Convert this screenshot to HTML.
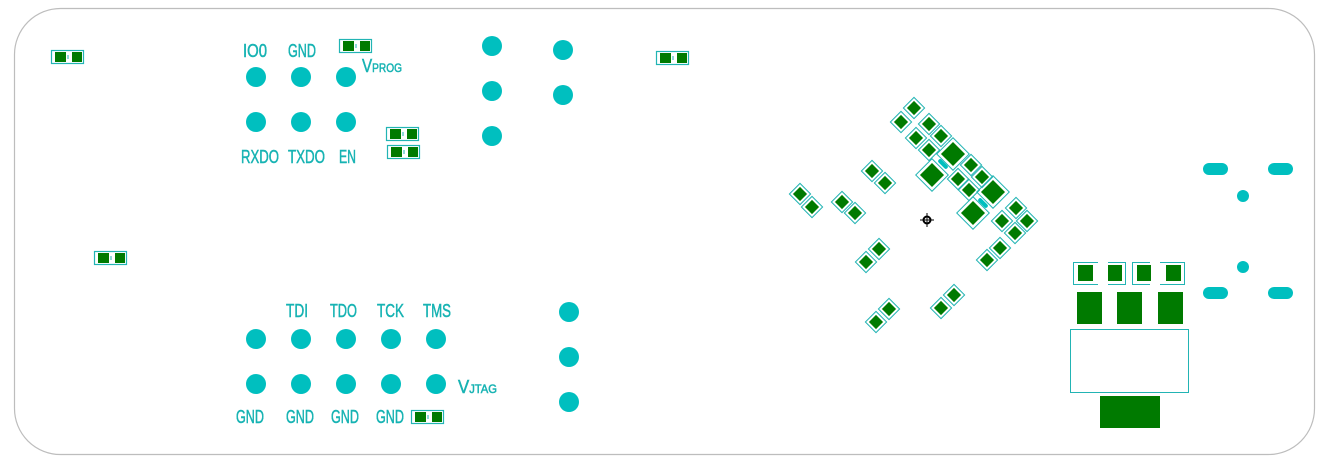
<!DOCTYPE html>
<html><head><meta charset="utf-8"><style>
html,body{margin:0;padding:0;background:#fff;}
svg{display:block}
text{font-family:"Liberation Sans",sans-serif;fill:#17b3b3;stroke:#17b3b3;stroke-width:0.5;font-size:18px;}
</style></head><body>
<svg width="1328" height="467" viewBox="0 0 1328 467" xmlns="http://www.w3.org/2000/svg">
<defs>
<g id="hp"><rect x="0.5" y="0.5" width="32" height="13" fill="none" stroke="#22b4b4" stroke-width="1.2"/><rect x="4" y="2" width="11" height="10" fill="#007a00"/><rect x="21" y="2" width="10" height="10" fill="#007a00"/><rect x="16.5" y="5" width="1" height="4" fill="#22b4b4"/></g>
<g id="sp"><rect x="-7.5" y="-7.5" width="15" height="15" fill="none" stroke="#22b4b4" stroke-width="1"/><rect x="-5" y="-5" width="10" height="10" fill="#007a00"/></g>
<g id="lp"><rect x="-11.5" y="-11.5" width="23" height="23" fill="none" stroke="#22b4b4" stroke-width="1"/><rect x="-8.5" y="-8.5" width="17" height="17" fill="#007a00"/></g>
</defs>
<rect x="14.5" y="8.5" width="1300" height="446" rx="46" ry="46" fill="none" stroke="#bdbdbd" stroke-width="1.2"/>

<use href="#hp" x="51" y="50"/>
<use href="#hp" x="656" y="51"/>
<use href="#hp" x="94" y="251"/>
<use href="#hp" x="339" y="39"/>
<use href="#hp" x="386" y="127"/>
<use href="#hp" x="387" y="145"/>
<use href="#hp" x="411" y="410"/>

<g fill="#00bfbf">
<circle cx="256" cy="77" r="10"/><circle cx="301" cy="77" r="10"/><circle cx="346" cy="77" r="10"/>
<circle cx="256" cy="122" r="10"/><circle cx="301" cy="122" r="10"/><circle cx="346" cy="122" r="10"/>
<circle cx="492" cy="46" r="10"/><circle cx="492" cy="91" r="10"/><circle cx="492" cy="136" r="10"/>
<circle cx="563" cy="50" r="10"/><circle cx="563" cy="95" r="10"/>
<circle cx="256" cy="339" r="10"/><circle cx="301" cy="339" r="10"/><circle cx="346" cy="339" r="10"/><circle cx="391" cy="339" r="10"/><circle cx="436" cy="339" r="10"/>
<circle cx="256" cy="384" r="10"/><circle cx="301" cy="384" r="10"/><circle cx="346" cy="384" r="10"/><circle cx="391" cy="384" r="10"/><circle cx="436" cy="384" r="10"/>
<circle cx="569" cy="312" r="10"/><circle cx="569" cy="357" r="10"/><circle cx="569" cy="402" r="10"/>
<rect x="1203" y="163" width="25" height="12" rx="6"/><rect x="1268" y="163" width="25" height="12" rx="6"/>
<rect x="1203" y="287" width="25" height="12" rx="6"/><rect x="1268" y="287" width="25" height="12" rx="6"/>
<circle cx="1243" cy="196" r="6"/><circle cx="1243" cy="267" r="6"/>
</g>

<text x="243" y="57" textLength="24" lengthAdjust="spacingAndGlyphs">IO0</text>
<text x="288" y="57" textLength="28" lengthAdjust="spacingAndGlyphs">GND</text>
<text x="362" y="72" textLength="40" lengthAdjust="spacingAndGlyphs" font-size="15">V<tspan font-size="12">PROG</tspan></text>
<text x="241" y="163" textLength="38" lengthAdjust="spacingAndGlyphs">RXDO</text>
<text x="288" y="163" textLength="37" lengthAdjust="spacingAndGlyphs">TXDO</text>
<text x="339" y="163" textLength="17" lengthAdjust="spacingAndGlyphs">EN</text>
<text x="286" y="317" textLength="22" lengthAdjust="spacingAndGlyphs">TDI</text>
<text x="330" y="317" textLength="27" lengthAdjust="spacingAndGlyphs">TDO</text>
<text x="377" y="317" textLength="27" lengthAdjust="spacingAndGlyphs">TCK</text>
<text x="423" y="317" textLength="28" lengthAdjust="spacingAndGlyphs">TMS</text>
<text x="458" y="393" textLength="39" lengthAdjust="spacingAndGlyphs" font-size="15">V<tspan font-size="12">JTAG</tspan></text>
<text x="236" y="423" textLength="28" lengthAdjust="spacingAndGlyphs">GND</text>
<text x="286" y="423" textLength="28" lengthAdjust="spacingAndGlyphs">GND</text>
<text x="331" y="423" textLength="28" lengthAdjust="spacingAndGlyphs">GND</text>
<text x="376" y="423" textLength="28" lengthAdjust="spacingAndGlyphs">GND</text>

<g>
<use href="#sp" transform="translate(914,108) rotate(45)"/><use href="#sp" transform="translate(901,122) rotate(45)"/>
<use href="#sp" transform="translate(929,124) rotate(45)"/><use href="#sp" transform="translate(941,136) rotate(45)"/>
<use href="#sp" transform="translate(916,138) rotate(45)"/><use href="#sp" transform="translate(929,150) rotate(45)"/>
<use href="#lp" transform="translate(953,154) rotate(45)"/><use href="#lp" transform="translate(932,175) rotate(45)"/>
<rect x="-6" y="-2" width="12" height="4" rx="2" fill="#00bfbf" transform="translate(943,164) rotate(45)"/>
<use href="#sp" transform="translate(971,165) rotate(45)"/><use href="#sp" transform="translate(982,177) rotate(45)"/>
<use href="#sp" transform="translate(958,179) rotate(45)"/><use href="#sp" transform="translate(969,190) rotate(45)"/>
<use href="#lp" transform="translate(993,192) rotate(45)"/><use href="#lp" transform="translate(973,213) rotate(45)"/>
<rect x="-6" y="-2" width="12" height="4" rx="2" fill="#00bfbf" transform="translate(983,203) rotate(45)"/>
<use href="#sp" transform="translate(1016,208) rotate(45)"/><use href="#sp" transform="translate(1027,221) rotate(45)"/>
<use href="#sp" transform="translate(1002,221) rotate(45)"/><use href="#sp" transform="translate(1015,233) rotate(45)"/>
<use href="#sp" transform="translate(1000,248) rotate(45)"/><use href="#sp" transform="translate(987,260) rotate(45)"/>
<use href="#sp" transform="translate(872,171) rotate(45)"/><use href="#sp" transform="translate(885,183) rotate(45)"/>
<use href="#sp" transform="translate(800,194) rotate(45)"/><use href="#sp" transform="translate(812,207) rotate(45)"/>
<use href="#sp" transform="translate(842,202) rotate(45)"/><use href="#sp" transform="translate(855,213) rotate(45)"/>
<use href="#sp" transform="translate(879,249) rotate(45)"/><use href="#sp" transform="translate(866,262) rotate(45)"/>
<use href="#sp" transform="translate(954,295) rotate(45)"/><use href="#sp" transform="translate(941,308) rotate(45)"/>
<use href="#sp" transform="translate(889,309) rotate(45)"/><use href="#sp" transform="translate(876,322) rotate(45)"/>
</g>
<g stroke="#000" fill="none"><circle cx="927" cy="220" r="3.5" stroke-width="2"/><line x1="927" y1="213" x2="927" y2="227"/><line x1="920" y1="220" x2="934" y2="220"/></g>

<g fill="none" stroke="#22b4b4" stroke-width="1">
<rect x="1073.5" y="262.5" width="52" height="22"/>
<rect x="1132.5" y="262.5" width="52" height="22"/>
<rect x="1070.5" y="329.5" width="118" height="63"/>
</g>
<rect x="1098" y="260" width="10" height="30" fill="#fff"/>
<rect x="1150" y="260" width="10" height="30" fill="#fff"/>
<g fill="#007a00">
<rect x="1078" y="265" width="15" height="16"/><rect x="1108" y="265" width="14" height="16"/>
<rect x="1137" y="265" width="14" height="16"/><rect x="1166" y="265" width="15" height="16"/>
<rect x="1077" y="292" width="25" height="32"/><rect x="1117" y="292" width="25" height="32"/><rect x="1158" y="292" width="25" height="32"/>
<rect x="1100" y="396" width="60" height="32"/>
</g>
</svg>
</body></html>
-------------------------
▶ _Stated task_: Reproduce the material in its entirety and word for word, without the pictures.

▶ _The reply_:
Convert this screenshot to HTML.
<!DOCTYPE html>
<html><head><meta charset="utf-8"><style>
html,body{margin:0;padding:0;background:#fff;}
svg{display:block}
text{font-family:"Liberation Sans",sans-serif;fill:#17b3b3;stroke:#17b3b3;stroke-width:0.5;font-size:18px;}
</style></head><body>
<svg width="1328" height="467" viewBox="0 0 1328 467" xmlns="http://www.w3.org/2000/svg">
<defs>
<g id="hp"><rect x="0.5" y="0.5" width="32" height="13" fill="none" stroke="#22b4b4" stroke-width="1.2"/><rect x="4" y="2" width="11" height="10" fill="#007a00"/><rect x="21" y="2" width="10" height="10" fill="#007a00"/><rect x="16.5" y="5" width="1" height="4" fill="#22b4b4"/></g>
<g id="sp"><rect x="-7.5" y="-7.5" width="15" height="15" fill="none" stroke="#22b4b4" stroke-width="1"/><rect x="-5" y="-5" width="10" height="10" fill="#007a00"/></g>
<g id="lp"><rect x="-11.5" y="-11.5" width="23" height="23" fill="none" stroke="#22b4b4" stroke-width="1"/><rect x="-8.5" y="-8.5" width="17" height="17" fill="#007a00"/></g>
</defs>
<rect x="14.5" y="8.5" width="1300" height="446" rx="46" ry="46" fill="none" stroke="#bdbdbd" stroke-width="1.2"/>

<use href="#hp" x="51" y="50"/>
<use href="#hp" x="656" y="51"/>
<use href="#hp" x="94" y="251"/>
<use href="#hp" x="339" y="39"/>
<use href="#hp" x="386" y="127"/>
<use href="#hp" x="387" y="145"/>
<use href="#hp" x="411" y="410"/>

<g fill="#00bfbf">
<circle cx="256" cy="77" r="10"/><circle cx="301" cy="77" r="10"/><circle cx="346" cy="77" r="10"/>
<circle cx="256" cy="122" r="10"/><circle cx="301" cy="122" r="10"/><circle cx="346" cy="122" r="10"/>
<circle cx="492" cy="46" r="10"/><circle cx="492" cy="91" r="10"/><circle cx="492" cy="136" r="10"/>
<circle cx="563" cy="50" r="10"/><circle cx="563" cy="95" r="10"/>
<circle cx="256" cy="339" r="10"/><circle cx="301" cy="339" r="10"/><circle cx="346" cy="339" r="10"/><circle cx="391" cy="339" r="10"/><circle cx="436" cy="339" r="10"/>
<circle cx="256" cy="384" r="10"/><circle cx="301" cy="384" r="10"/><circle cx="346" cy="384" r="10"/><circle cx="391" cy="384" r="10"/><circle cx="436" cy="384" r="10"/>
<circle cx="569" cy="312" r="10"/><circle cx="569" cy="357" r="10"/><circle cx="569" cy="402" r="10"/>
<rect x="1203" y="163" width="25" height="12" rx="6"/><rect x="1268" y="163" width="25" height="12" rx="6"/>
<rect x="1203" y="287" width="25" height="12" rx="6"/><rect x="1268" y="287" width="25" height="12" rx="6"/>
<circle cx="1243" cy="196" r="6"/><circle cx="1243" cy="267" r="6"/>
</g>

<text x="243" y="57" textLength="24" lengthAdjust="spacingAndGlyphs">IO0</text>
<text x="288" y="57" textLength="28" lengthAdjust="spacingAndGlyphs">GND</text>
<text x="362" y="72" textLength="40" lengthAdjust="spacingAndGlyphs" font-size="15">V<tspan font-size="12">PROG</tspan></text>
<text x="241" y="163" textLength="38" lengthAdjust="spacingAndGlyphs">RXDO</text>
<text x="288" y="163" textLength="37" lengthAdjust="spacingAndGlyphs">TXDO</text>
<text x="339" y="163" textLength="17" lengthAdjust="spacingAndGlyphs">EN</text>
<text x="286" y="317" textLength="22" lengthAdjust="spacingAndGlyphs">TDI</text>
<text x="330" y="317" textLength="27" lengthAdjust="spacingAndGlyphs">TDO</text>
<text x="377" y="317" textLength="27" lengthAdjust="spacingAndGlyphs">TCK</text>
<text x="423" y="317" textLength="28" lengthAdjust="spacingAndGlyphs">TMS</text>
<text x="458" y="393" textLength="39" lengthAdjust="spacingAndGlyphs" font-size="15">V<tspan font-size="12">JTAG</tspan></text>
<text x="236" y="423" textLength="28" lengthAdjust="spacingAndGlyphs">GND</text>
<text x="286" y="423" textLength="28" lengthAdjust="spacingAndGlyphs">GND</text>
<text x="331" y="423" textLength="28" lengthAdjust="spacingAndGlyphs">GND</text>
<text x="376" y="423" textLength="28" lengthAdjust="spacingAndGlyphs">GND</text>

<g>
<use href="#sp" transform="translate(914,108) rotate(45)"/><use href="#sp" transform="translate(901,122) rotate(45)"/>
<use href="#sp" transform="translate(929,124) rotate(45)"/><use href="#sp" transform="translate(941,136) rotate(45)"/>
<use href="#sp" transform="translate(916,138) rotate(45)"/><use href="#sp" transform="translate(929,150) rotate(45)"/>
<use href="#lp" transform="translate(953,154) rotate(45)"/><use href="#lp" transform="translate(932,175) rotate(45)"/>
<rect x="-6" y="-2" width="12" height="4" rx="2" fill="#00bfbf" transform="translate(943,164) rotate(45)"/>
<use href="#sp" transform="translate(971,165) rotate(45)"/><use href="#sp" transform="translate(982,177) rotate(45)"/>
<use href="#sp" transform="translate(958,179) rotate(45)"/><use href="#sp" transform="translate(969,190) rotate(45)"/>
<use href="#lp" transform="translate(993,192) rotate(45)"/><use href="#lp" transform="translate(973,213) rotate(45)"/>
<rect x="-6" y="-2" width="12" height="4" rx="2" fill="#00bfbf" transform="translate(983,203) rotate(45)"/>
<use href="#sp" transform="translate(1016,208) rotate(45)"/><use href="#sp" transform="translate(1027,221) rotate(45)"/>
<use href="#sp" transform="translate(1002,221) rotate(45)"/><use href="#sp" transform="translate(1015,233) rotate(45)"/>
<use href="#sp" transform="translate(1000,248) rotate(45)"/><use href="#sp" transform="translate(987,260) rotate(45)"/>
<use href="#sp" transform="translate(872,171) rotate(45)"/><use href="#sp" transform="translate(885,183) rotate(45)"/>
<use href="#sp" transform="translate(800,194) rotate(45)"/><use href="#sp" transform="translate(812,207) rotate(45)"/>
<use href="#sp" transform="translate(842,202) rotate(45)"/><use href="#sp" transform="translate(855,213) rotate(45)"/>
<use href="#sp" transform="translate(879,249) rotate(45)"/><use href="#sp" transform="translate(866,262) rotate(45)"/>
<use href="#sp" transform="translate(954,295) rotate(45)"/><use href="#sp" transform="translate(941,308) rotate(45)"/>
<use href="#sp" transform="translate(889,309) rotate(45)"/><use href="#sp" transform="translate(876,322) rotate(45)"/>
</g>
<g stroke="#000" fill="none"><circle cx="927" cy="220" r="3.5" stroke-width="2"/><line x1="927" y1="213" x2="927" y2="227"/><line x1="920" y1="220" x2="934" y2="220"/></g>

<g fill="none" stroke="#22b4b4" stroke-width="1">
<rect x="1073.5" y="262.5" width="52" height="22"/>
<rect x="1132.5" y="262.5" width="52" height="22"/>
<rect x="1070.5" y="329.5" width="118" height="63"/>
</g>
<rect x="1098" y="260" width="10" height="30" fill="#fff"/>
<rect x="1150" y="260" width="10" height="30" fill="#fff"/>
<g fill="#007a00">
<rect x="1078" y="265" width="15" height="16"/><rect x="1108" y="265" width="14" height="16"/>
<rect x="1137" y="265" width="14" height="16"/><rect x="1166" y="265" width="15" height="16"/>
<rect x="1077" y="292" width="25" height="32"/><rect x="1117" y="292" width="25" height="32"/><rect x="1158" y="292" width="25" height="32"/>
<rect x="1100" y="396" width="60" height="32"/>
</g>
</svg>
</body></html>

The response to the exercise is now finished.